EXERCISE → Make a tally of the lines in the records that include the string "this", and give only that number.

SUPPLIED MATERIAL →

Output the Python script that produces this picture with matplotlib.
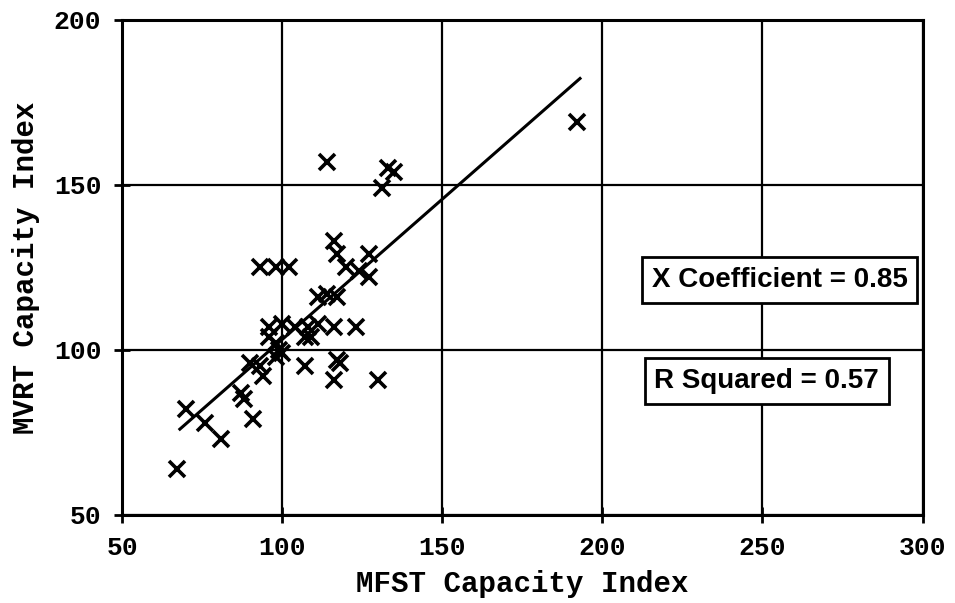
--
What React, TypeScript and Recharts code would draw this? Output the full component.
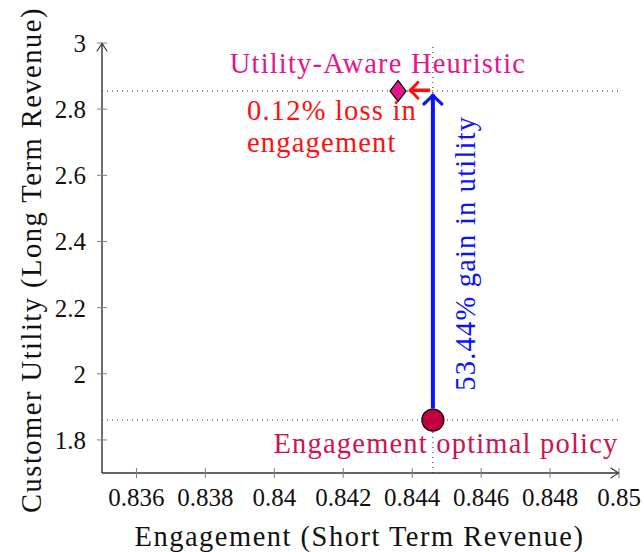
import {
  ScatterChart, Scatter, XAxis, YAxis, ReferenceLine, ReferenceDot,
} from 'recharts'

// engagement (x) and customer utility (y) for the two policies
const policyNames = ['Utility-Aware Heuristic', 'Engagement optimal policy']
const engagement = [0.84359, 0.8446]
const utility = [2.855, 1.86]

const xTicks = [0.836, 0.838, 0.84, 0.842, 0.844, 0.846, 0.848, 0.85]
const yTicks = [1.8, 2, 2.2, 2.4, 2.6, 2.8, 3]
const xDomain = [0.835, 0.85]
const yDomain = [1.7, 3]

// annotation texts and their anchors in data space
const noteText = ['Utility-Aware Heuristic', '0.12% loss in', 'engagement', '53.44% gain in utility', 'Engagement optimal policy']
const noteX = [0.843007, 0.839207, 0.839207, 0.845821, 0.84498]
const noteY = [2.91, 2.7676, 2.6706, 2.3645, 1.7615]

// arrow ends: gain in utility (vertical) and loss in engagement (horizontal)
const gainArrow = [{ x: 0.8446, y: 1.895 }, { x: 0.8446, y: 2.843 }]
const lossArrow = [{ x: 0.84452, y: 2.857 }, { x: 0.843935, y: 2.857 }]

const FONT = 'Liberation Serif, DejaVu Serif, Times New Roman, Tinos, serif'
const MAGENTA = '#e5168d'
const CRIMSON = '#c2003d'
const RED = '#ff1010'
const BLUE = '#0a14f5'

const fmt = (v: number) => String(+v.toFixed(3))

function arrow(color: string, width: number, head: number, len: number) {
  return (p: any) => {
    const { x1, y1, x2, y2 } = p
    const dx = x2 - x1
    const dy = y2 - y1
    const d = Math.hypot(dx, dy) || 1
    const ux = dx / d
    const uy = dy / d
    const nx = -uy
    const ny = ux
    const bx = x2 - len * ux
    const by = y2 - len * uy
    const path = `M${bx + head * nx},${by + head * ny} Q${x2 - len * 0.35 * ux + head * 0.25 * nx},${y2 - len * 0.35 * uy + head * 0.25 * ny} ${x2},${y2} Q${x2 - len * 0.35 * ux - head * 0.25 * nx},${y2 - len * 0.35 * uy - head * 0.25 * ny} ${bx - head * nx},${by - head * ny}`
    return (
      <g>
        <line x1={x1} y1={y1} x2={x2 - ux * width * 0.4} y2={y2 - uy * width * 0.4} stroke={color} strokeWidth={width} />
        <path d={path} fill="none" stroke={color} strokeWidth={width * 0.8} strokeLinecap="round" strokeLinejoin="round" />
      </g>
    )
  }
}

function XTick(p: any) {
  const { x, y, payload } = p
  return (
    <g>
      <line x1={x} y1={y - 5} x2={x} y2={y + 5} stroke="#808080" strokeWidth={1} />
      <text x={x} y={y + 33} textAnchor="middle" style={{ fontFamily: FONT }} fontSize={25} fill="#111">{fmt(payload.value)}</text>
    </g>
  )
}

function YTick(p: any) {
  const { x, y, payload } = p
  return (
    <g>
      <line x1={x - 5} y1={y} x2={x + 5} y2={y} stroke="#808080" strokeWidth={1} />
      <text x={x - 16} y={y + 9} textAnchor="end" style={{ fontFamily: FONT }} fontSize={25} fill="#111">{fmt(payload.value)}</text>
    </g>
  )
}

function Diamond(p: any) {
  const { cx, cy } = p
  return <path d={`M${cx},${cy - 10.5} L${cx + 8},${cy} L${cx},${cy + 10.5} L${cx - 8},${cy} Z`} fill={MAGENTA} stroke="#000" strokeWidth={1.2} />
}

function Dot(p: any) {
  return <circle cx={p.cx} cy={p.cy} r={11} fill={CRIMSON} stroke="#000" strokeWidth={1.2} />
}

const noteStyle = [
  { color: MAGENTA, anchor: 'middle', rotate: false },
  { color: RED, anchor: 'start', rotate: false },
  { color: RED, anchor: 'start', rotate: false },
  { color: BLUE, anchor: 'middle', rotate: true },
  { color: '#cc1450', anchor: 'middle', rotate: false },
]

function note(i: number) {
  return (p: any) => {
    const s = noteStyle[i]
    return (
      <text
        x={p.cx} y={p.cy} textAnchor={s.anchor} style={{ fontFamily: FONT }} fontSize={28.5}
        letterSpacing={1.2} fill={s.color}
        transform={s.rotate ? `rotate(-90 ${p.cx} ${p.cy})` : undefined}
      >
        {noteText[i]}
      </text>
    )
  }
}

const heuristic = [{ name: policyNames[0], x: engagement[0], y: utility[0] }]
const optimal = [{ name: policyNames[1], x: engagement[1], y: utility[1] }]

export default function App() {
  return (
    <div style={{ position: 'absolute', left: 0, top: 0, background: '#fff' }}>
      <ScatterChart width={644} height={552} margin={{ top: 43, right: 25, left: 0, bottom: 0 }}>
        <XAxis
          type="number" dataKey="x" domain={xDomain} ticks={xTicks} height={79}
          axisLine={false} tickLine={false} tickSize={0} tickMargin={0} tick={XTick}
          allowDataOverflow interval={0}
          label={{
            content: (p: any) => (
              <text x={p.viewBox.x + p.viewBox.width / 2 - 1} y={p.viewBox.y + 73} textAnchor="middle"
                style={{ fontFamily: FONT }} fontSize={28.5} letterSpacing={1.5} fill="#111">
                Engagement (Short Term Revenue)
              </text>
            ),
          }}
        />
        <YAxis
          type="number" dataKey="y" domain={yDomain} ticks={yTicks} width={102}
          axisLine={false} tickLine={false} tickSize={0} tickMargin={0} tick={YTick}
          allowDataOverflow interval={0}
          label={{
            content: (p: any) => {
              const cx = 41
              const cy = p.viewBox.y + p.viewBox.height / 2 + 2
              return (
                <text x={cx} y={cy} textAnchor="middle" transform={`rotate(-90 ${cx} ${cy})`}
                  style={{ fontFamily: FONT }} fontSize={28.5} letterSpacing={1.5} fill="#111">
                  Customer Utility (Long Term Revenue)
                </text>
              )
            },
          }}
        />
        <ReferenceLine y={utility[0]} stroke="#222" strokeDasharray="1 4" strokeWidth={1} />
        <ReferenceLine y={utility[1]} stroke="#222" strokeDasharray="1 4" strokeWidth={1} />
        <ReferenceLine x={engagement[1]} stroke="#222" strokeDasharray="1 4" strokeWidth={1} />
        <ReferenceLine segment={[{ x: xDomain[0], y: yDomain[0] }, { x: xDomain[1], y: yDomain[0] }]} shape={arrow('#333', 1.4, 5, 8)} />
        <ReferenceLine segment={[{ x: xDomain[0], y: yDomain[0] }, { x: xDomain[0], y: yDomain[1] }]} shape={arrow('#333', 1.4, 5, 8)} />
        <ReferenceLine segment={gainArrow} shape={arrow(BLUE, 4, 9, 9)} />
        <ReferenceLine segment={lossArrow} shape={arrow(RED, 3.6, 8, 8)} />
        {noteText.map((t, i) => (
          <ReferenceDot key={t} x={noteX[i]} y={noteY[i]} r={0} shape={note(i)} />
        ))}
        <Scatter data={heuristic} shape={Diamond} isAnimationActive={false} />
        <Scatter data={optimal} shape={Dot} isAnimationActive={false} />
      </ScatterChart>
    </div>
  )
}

WRITTEN SOLUTION → 2